さらに、高所作業の安全性を高める創意工夫。養生のために張るネットは、台風並みの強風に晒されても外れることがないよう、ワイヤーで補強する。そして、強風対策として開発された、とっておきの装置がスカイジャスターだった。
「クレーンの吊り荷は強い風にあおられるとグルグル回り出すことがあって、これを人の手で止めるのは厄介な作業です。コマの原理を使ったジャイロ機構の働きで、ある程度の回転を止める装置は以前から自社にありましたが、そこに改良を加えて性能を高め、回転を制御するだけでなく、吊り荷の姿勢をコントロールすることも可能にしたのがスカイジャスターでした」(長野)
2008(平成20)年6月、新タワーの名称が「東京スカイツリー」に正式決定した。世紀の難工事の責任者となる総合所長に就任したのは、あの鳥居茂。その指揮下で、田辺は副所長の一人として現場を動かす役目を担った。

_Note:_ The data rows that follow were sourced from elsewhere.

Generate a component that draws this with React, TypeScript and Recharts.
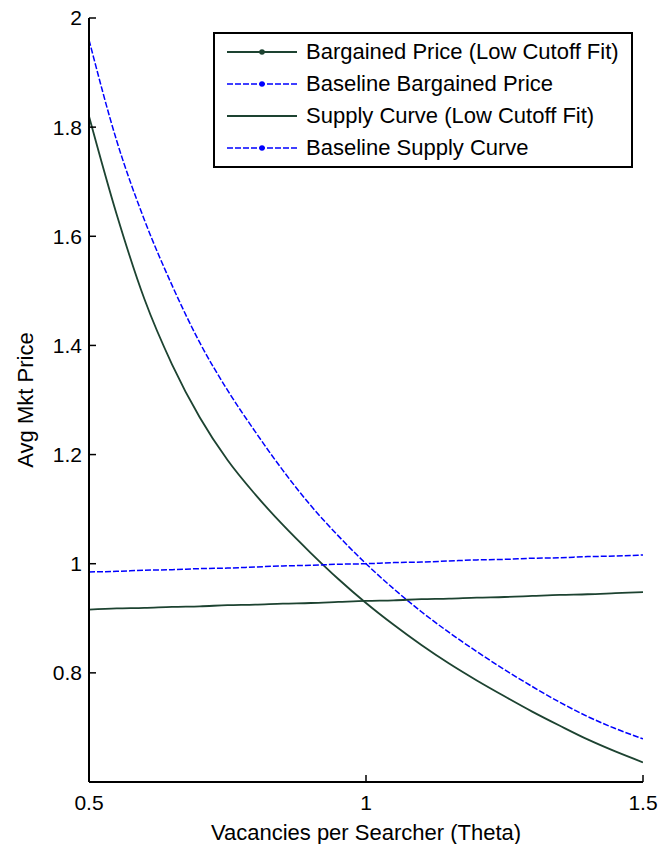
import { LineChart, Line, XAxis, YAxis, Legend } from "recharts";

// theta grid
const THETA = [
  0.5, 0.55, 0.6, 0.65, 0.7, 0.75, 0.8, 0.85, 0.9, 0.95, 1.0, 1.05, 1.1, 1.15,
  1.2, 1.25, 1.3, 1.35, 1.4, 1.45, 1.5,
];

const BARGAINED_LOW = [
  1.82, 1.64, 1.485, 1.365, 1.268, 1.19, 1.127, 1.071, 1.02, 0.972, 0.928,
  0.888, 0.851, 0.817, 0.786, 0.757, 0.729, 0.703, 0.678, 0.656, 0.636,
];

const BARGAINED_BASE = [
  1.96, 1.775, 1.63, 1.51, 1.405, 1.318, 1.242, 1.171, 1.107, 1.051, 1.0,
  0.954, 0.912, 0.874, 0.839, 0.806, 0.775, 0.746, 0.72, 0.698, 0.679,
];

const SUPPLY_LOW = [
  0.916, 0.918, 0.919, 0.921, 0.922, 0.924, 0.925, 0.927, 0.928, 0.93, 0.932,
  0.933, 0.935, 0.936, 0.938, 0.939, 0.941, 0.943, 0.944, 0.946, 0.948,
];

const SUPPLY_BASE = [
  0.985, 0.986, 0.988, 0.989, 0.991, 0.992, 0.994, 0.996, 0.997, 0.999, 1.0,
  1.002, 1.003, 1.005, 1.007, 1.008, 1.01, 1.011, 1.013, 1.014, 1.016,
];

const X_TICKS = [0.5, 1, 1.5];
const Y_TICKS = [0.8, 1, 1.2, 1.4, 1.6, 1.8, 2];

const data = THETA.map((theta, i) => ({
  theta,
  bargLow: BARGAINED_LOW[i],
  bargBase: BARGAINED_BASE[i],
  supplyLow: SUPPLY_LOW[i],
  supplyBase: SUPPLY_BASE[i],
}));

const FONT = '"Liberation Sans", Arial, Helvetica, sans-serif';
const GREEN = "#1d4331";
const BLUE = "#0000ff";

const SERIES = [
  { key: "bargLow", name: "Bargained Price (Low Cutoff Fit)", color: GREEN, dash: undefined, width: 1.8, marker: true },
  { key: "bargBase", name: "Baseline Bargained Price", color: BLUE, dash: "6 2", width: 1.5, marker: true },
  { key: "supplyLow", name: "Supply Curve (Low Cutoff Fit)", color: GREEN, dash: undefined, width: 1.8, marker: false },
  { key: "supplyBase", name: "Baseline Supply Curve", color: BLUE, dash: "6 2", width: 1.5, marker: true },
];

const axisLine = { stroke: "#000", strokeWidth: 2 };
const tickLine = { stroke: "#000", strokeWidth: 1.5 };
const tickStyle = { fill: "#000", fontSize: 21, fontFamily: FONT };
const blank = () => "";

// keep legend rows in plotting order (recharts sorts by name otherwise)
const LegendBox = (props: any) => {
  const keys = (props.payload || []).map((p: any) => p.dataKey);
  const items = SERIES.filter((s) => keys.includes(s.key));
  return (
    <div
      style={{
        border: "2px solid #000",
        background: "#fff",
        boxSizing: "border-box",
        width: 420,
        height: 136,
        padding: "2px 0 0 12px",
        fontFamily: FONT,
        fontSize: 22,
        color: "#000",
      }}
    >
      {items.map((s) => (
        <div key={s.key} style={{ display: "flex", alignItems: "center", height: 32 }}>
          <svg width={70} height={32}>
            <line x1={0} x2={70} y1={16} y2={16} stroke={s.color} strokeWidth={s.width} strokeDasharray={s.dash} />
            {s.marker && <circle cx={35} cy={16} r={2.8} fill={s.color} />}
          </svg>
          <span style={{ marginLeft: 9, whiteSpace: "nowrap" }}>{s.name}</span>
        </div>
      ))}
    </div>
  );
};

export default function App() {
  return (
    <div style={{ position: "absolute", left: 0, top: 0, background: "#fff" }}>
      <LineChart
        width={661}
        height={844}
        data={data}
        margin={{ top: 18, right: 18, left: 19, bottom: 22 }}
      >
        <XAxis
          xAxisId="bottom"
          dataKey="theta"
          type="number"
          domain={[0.5, 1.5]}
          ticks={X_TICKS}
          allowDataOverflow
          height={40}
          axisLine={axisLine}
          tickLine={tickLine}
          tickSize={-7}
          tickMargin={20}
          tick={tickStyle}
          label={{
            value: "Vacancies per Searcher (Theta)",
            position: "bottom",
            offset: 2,
            style: { fill: "#000", fontSize: 22, fontFamily: FONT },
          }}
        />
        <XAxis
          xAxisId="top"
          orientation="top"
          dataKey="theta"
          type="number"
          domain={[0.5, 1.5]}
          ticks={X_TICKS}
          height={0}
          axisLine={axisLine}
          tickLine={tickLine}
          tickSize={-7}
          tickFormatter={blank}
        />
        <YAxis
          yAxisId="left"
          type="number"
          domain={[0.6, 2]}
          ticks={Y_TICKS}
          allowDataOverflow
          width={70}
          axisLine={axisLine}
          tickLine={tickLine}
          tickSize={-7}
          tickMargin={14}
          tick={tickStyle}
          tickFormatter={(v: number) => String(v)}
          label={{
            value: "Avg Mkt Price",
            angle: -90,
            position: "insideLeft",
            offset: 6,
            style: { fill: "#000", fontSize: 22, fontFamily: FONT, textAnchor: "middle" },
          }}
        />
        <YAxis
          yAxisId="right"
          orientation="right"
          type="number"
          domain={[0.6, 2]}
          ticks={Y_TICKS}
          width={0}
          axisLine={axisLine}
          tickLine={tickLine}
          tickSize={-7}
          tickFormatter={blank}
        />
        {SERIES.map((s) => (
          <Line
            key={s.key}
            xAxisId="bottom"
            yAxisId="left"
            dataKey={s.key}
            name={s.name}
            type="monotone"
            stroke={s.color}
            strokeWidth={s.width}
            strokeDasharray={s.dash}
            dot={false}
            activeDot={false}
            isAnimationActive={false}
          />
        ))}
        <Legend
          layout="horizontal"
          align="center"
          verticalAlign="middle"
          content={LegendBox}
          wrapperStyle={{ left: 213, top: 32, width: 420, height: 136 }}
        />
      </LineChart>
    </div>
  );
}
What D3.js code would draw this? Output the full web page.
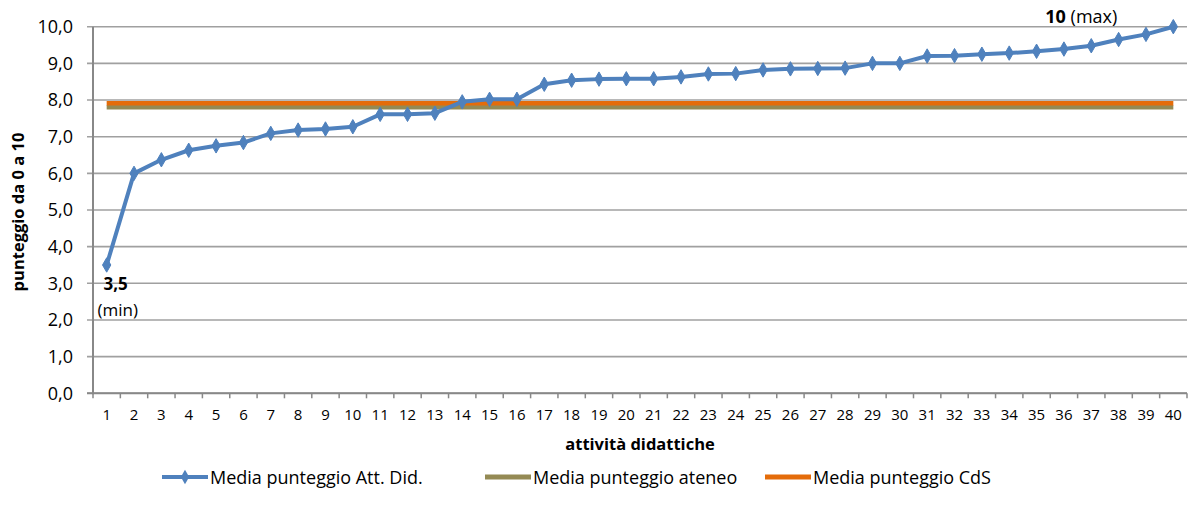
<!DOCTYPE html>
<html><head><meta charset="utf-8">
<script src="https://cdn.jsdelivr.net/npm/d3@7"></script>
<style>
body{margin:0;background:#fff;}
text{font-family:"Open Sans",sans-serif;fill:#000;}
</style></head>
<body><svg id="c" width="1193" height="515"></svg>
<script>
const categories = d3.range(1, 41).map(String);
const mediaAttDid = [3.5,6.0,6.37,6.63,6.75,6.84,7.09,7.18,7.21,7.27,7.61,7.61,7.64,7.95,8.02,8.02,8.43,8.54,8.57,8.58,8.58,8.63,8.71,8.72,8.82,8.85,8.86,8.87,9.0,9.0,9.2,9.21,9.25,9.28,9.33,9.39,9.48,9.65,9.79,10.0];
const mediaAteneo = 7.8;
const mediaCdS = 7.91;
const yTicks = [0,1,2,3,4,5,6,7,8,9,10];
const seriesNames = ["Media punteggio Att. Did.","Media punteggio ateneo","Media punteggio CdS"];
const colors = ["#4F81BD","#948A54","#E46C0A"];

const svg = d3.select("#c");
const L = 93, R = 1187, T = 26.7, B = 393.3;
const x = d3.scaleBand().domain(categories).range([L, R]).padding(0);
const y = d3.scaleLinear().domain([0, 10]).range([B, T]);
const cx = c => x(c) + x.bandwidth() / 2;
const fmt = v => d3.format(".1f")(v).replace(".", ",");

// gridlines
svg.append("g").selectAll("line").data(yTicks).join("line")
  .attr("x1", L - 6).attr("x2", R).attr("y1", d => y(d)).attr("y2", d => y(d))
  .attr("stroke", "#A0A0A0").attr("stroke-width", 1.6);

// y axis labels
const ya = svg.append("g").attr("transform", `translate(${L},0)`)
  .call(d3.axisLeft(y).tickValues(yTicks).tickFormat(fmt).tickSize(0).tickPadding(20));
ya.select(".domain").remove();
ya.selectAll("text").style("font-size", "18px").style("font-family", "Open Sans");

// y axis line
svg.append("line").attr("x1", L).attr("x2", L).attr("y1", T).attr("y2", B + 1)
  .attr("stroke", "#888").attr("stroke-width", 2);
// x axis line
svg.append("line").attr("x1", L - 6).attr("x2", R).attr("y1", B).attr("y2", B)
  .attr("stroke", "#888").attr("stroke-width", 2);
// x boundary ticks
svg.append("g").selectAll("line").data(categories.concat(["end"])).join("line")
  .attr("x1", d => d === "end" ? R : x(d)).attr("x2", d => d === "end" ? R : x(d))
  .attr("y1", B).attr("y2", B + 5).attr("stroke", "#888").attr("stroke-width", 1.5);

// x labels
const xa = svg.append("g").attr("transform", `translate(0,${B})`)
  .call(d3.axisBottom(x).tickSize(0).tickPadding(16));
xa.select(".domain").remove();
xa.selectAll("text").style("font-size", "15px").style("font-family", "Open Sans");

// reference lines
const line = d3.line().x(d => cx(d.c)).y(d => y(d.v));
svg.append("path").datum(categories.map(c => ({c, v: mediaAteneo})))
  .attr("d", line).attr("fill", "none").attr("stroke", colors[1]).attr("stroke-width", 4.5);
svg.append("path").datum(categories.map(c => ({c, v: mediaCdS})))
  .attr("d", line).attr("fill", "none").attr("stroke", colors[2]).attr("stroke-width", 4.5);

// main series
const pts = categories.map((c, i) => ({c, v: mediaAttDid[i]}));
svg.append("path").datum(pts).attr("d", line).attr("fill", "none")
  .attr("stroke", colors[0]).attr("stroke-width", 4).attr("stroke-linejoin", "round");
const diamond = d3.symbol().type(d3.symbolDiamond).size(60);
svg.append("g").selectAll("path").data(pts).join("path")
  .attr("d", diamond).attr("transform", d => `translate(${cx(d.c)},${y(d.v)})`)
  .attr("fill", colors[0]).attr("stroke", colors[0]).attr("stroke-width", 1);

// annotations
const minP = pts[0], maxP = pts[pts.length - 1];
svg.append("text").attr("x", cx(minP.c) + 9).attr("y", y(minP.v) + 25)
  .attr("text-anchor", "middle").style("font-size", "17px").style("font-weight", "bold").text("3,5");
svg.append("text").attr("x", cx(minP.c) + 11).attr("y", y(minP.v) + 51)
  .attr("text-anchor", "middle").style("font-size", "17px").text("(min)");
const mt = svg.append("text").attr("x", cx(maxP.c) - 92).attr("y", y(maxP.v) - 4)
  .attr("text-anchor", "middle").style("font-size", "18px");
mt.append("tspan").style("font-weight", "bold").text("10");
mt.append("tspan").text(" (max)");

// axis titles
svg.append("text").attr("x", 640).attr("y", 450).attr("text-anchor", "middle")
  .style("font-size", "16.5px").style("font-weight", "bold").text("attività didattiche");
svg.append("text").attr("transform", `translate(24,${(T + B) / 2 + 2}) rotate(-90)`)
  .attr("text-anchor", "middle").style("font-size", "16.5px").style("font-weight", "bold")
  .text("punteggio da 0 a 10");

// legend
const legX = [162, 485, 765];
const lg = svg.append("g").selectAll("g").data(seriesNames).join("g")
  .attr("transform", (d, i) => `translate(${legX[i]},477)`);
lg.append("line").attr("x1", 0).attr("x2", 46).attr("y1", 0).attr("y2", 0)
  .attr("stroke", (d, i) => colors[i]).attr("stroke-width", (d, i) => i === 0 ? 4 : 5);
lg.filter((d, i) => i === 0).append("path").attr("d", diamond)
  .attr("transform", "translate(23,0)").attr("fill", colors[0]);
lg.append("text").attr("x", 48).attr("y", 6.5).style("font-size", "18px").text(d => d);
</script></body></html>
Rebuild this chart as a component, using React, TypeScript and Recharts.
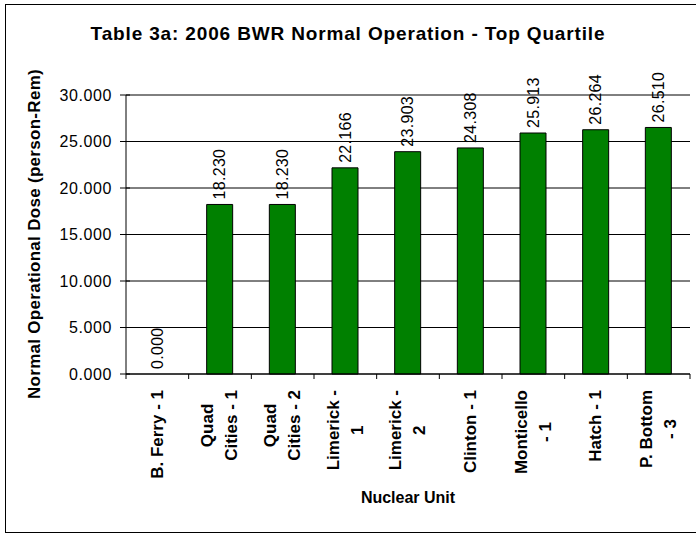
import React from 'react';
import { ComposedChart, Bar, Line, XAxis, YAxis, CartesianGrid, ReferenceLine, LabelList } from 'recharts';

// chart values
const UNITS = [
  'B. Ferry - 1', 'Quad Cities - 1', 'Quad Cities - 2', 'Limerick - 1', 'Limerick - 2',
  'Clinton - 1', 'Monticello - 1', 'Hatch - 1', 'P. Bottom - 3',
];
// how Excel wrapped each category label
const UNIT_LINES = [
  ['B. Ferry - 1'], ['Quad', 'Cities - 1'], ['Quad', 'Cities - 2'], ['Limerick -', '1'],
  ['Limerick -', '2'], ['Clinton - 1'], ['Monticello', '- 1'], ['Hatch - 1'], ['P. Bottom', '- 3'],
];
const DOSE = [0.0, 18.23, 18.23, 22.166, 23.903, 24.308, 25.913, 26.264, 26.51];
const Y_TICKS = [0, 5, 10, 15, 20, 25, 30];

const TITLE = 'Table 3a: 2006 BWR Normal Operation - Top Quartile';
const Y_TITLE = 'Normal Operational Dose (person-Rem)';
const X_TITLE = 'Nuclear Unit';

const W = 696;
const H = 534;
const PLOT_LEFT = 126;
const PLOT_RIGHT = 690;
const PLOT_TOP = 95;
const PLOT_BOTTOM = 374;
const FONT = '"Liberation Sans", Arial, Helvetica, sans-serif';
const GREEN = '#008000';

const data = UNITS.map((name, i) => ({ name, dose: DOSE[i] }));
const halfBand = (PLOT_RIGHT - PLOT_LEFT) / UNITS.length / 2;

let ctx: CanvasRenderingContext2D | null = null;
const measure = (s: string, font: string) => {
  if (!ctx) ctx = document.createElement('canvas').getContext('2d');
  if (!ctx) return s.length * 8;
  ctx.font = font;
  return ctx.measureText(s).width;
};

const X_FONT_SIZE = 17;
const X_LINE = 24;

const XTick = (props: any) => {
  const { x, y, index } = props;
  const lines = UNIT_LINES[index] || [String(props.payload?.value)];
  const longest = Math.max(...lines.map(l => measure(l, `bold ${X_FONT_SIZE}px ${FONT}`)));
  const cy = y + 16 + longest / 2;
  return (
    <g>
      <line x1={x - halfBand} y1={y} x2={x - halfBand} y2={y + 5} stroke="#000" />
      {index === UNITS.length - 1 && (
        <line x1={x + halfBand} y1={y} x2={x + halfBand} y2={y + 5} stroke="#000" />
      )}
      {lines.map((l, i) => {
        const cx = x + (i - (lines.length - 1) / 2) * X_LINE;
        return (
          <text
            key={i}
            x={cx}
            y={cy}
            transform={`rotate(-90, ${cx}, ${cy})`}
            textAnchor="middle"
            dominantBaseline="central"
            fontFamily={FONT}
            fontWeight="bold"
            fontSize={X_FONT_SIZE}
            fill="#000"
          >
            {l}
          </text>
        );
      })}
    </g>
  );
};

const YTick = (props: any) => {
  const { x, y, payload } = props;
  return (
    <g>
      <line x1={x - 6} y1={y} x2={x + 4} y2={y} stroke="#000" />
      <text
        x={x - 14}
        y={y}
        textAnchor="end"
        dominantBaseline="central"
        fontFamily={FONT}
        fontSize={16}
        letterSpacing={0.6}
        fill="#000"
      >
        {Number(payload.value).toFixed(3)}
      </text>
    </g>
  );
};

// value labels hang off the (invisible) line points so that the 0.000 bar gets one too
const ValueLabel = (props: any) => {
  const { x, y, value } = props;
  const cx = x;
  const cy = y - 5;
  return (
    <text
      x={cx}
      y={cy}
      transform={`rotate(-90, ${cx}, ${cy})`}
      textAnchor="start"
      dominantBaseline="central"
      fontFamily={FONT}
      fontSize={16}
      letterSpacing={0.3}
      fill="#000"
    >
      {Number(value).toFixed(3)}
    </text>
  );
};

export default function App() {
  return (
    <div style={{ position: 'absolute', left: 0, top: 0, width: W, height: H, background: '#fff', overflow: 'hidden' }}>
      <ComposedChart
        width={W}
        height={H}
        data={data}
        margin={{ top: PLOT_TOP, right: W - PLOT_RIGHT, bottom: 0, left: 0 }}
      >
        <CartesianGrid horizontal vertical={false} stroke="#000" yAxisId="left" />
        <XAxis
          dataKey="name"
          height={H - PLOT_BOTTOM}
          interval={0}
          tickSize={0}
          tickMargin={0}
          tickLine={false}
          axisLine={{ stroke: '#000' }}
          tick={<XTick />}
        />
        <YAxis
          yAxisId="left"
          width={PLOT_LEFT}
          domain={[0, 30]}
          ticks={Y_TICKS}
          interval={0}
          tickSize={0}
          tickMargin={0}
          tickLine={false}
          axisLine={{ stroke: '#000' }}
          tick={<YTick />}
        />
        <YAxis
          yAxisId="right"
          orientation="right"
          width={0}
          domain={[0, 30]}
          tick={false}
          tickLine={false}
          axisLine={{ stroke: '#808080' }}
        />
        <ReferenceLine yAxisId="left" y={30} stroke="#808080" />
        <Bar
          yAxisId="left"
          dataKey="dose"
          fill={GREEN}
          stroke="#000"
          strokeWidth={1}
          barSize={26}
          isAnimationActive={false}
        />
        <Line
          yAxisId="left"
          dataKey="dose"
          stroke="none"
          dot={false}
          activeDot={false}
          isAnimationActive={false}
        >
          <LabelList dataKey="dose" content={<ValueLabel />} />
        </Line>
      </ComposedChart>
      <svg
        width={W}
        height={H}
        style={{ position: 'absolute', left: 0, top: 0, pointerEvents: 'none' }}
      >
        <rect x={5.5} y={4.5} width={W} height={528} fill="none" stroke="#000" />
        <text
          x={W / 2}
          y={40}
          textAnchor="middle"
          fontFamily={FONT}
          fontWeight="bold"
          fontSize={19}
          letterSpacing={0.85}
          fill="#000"
        >
          {TITLE}
        </text>
        <text
          x={40}
          y={234}
          transform="rotate(-90, 40, 234)"
          textAnchor="middle"
          fontFamily={FONT}
          fontWeight="bold"
          fontSize={17}
          letterSpacing={0.3}
          fill="#000"
        >
          {Y_TITLE}
        </text>
        <text
          x={(PLOT_LEFT + PLOT_RIGHT) / 2}
          y={503}
          textAnchor="middle"
          fontFamily={FONT}
          fontWeight="bold"
          fontSize={16}
          fill="#000"
        >
          {X_TITLE}
        </text>
      </svg>
    </div>
  );
}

田辺が試行錯誤の末にまとめあげた施工計画に対して、鳥居は何も言わずに承認していた。鳥居の一発OKは異例のことだった。
「技術力は自分でつかめ、自分の技術力を信用しろ」
幾度となく聞いた鳥居の言葉である。それを田辺はあらためて肝に銘じた。
「本当にできるかどうかわからないことを成し遂げようと思ったときに、われわれ組織人は……、サラリーマンと言ったほうがわかりやすいかもしれませんが、先のことを考えてしまうんですよ。けれども、その気持ちが強くなって、『認められたい』とか『成功したら昇進できる』とか、功名心みたいなものが出てくると、逆にプレッシャーになって思い切ったことができなくなる。だからスカイツリーの建設が始まったら、自分の技術を信用して、やるべきことに最善を尽くすことだけを考えようと自分に言い聞かせていました」
功名心を振り払うために、田辺は念じた。先はない、これが最後の仕事のつもりで技術者人生をかけ、東京スカイツリーの建設は必ずやり遂げてみせる――。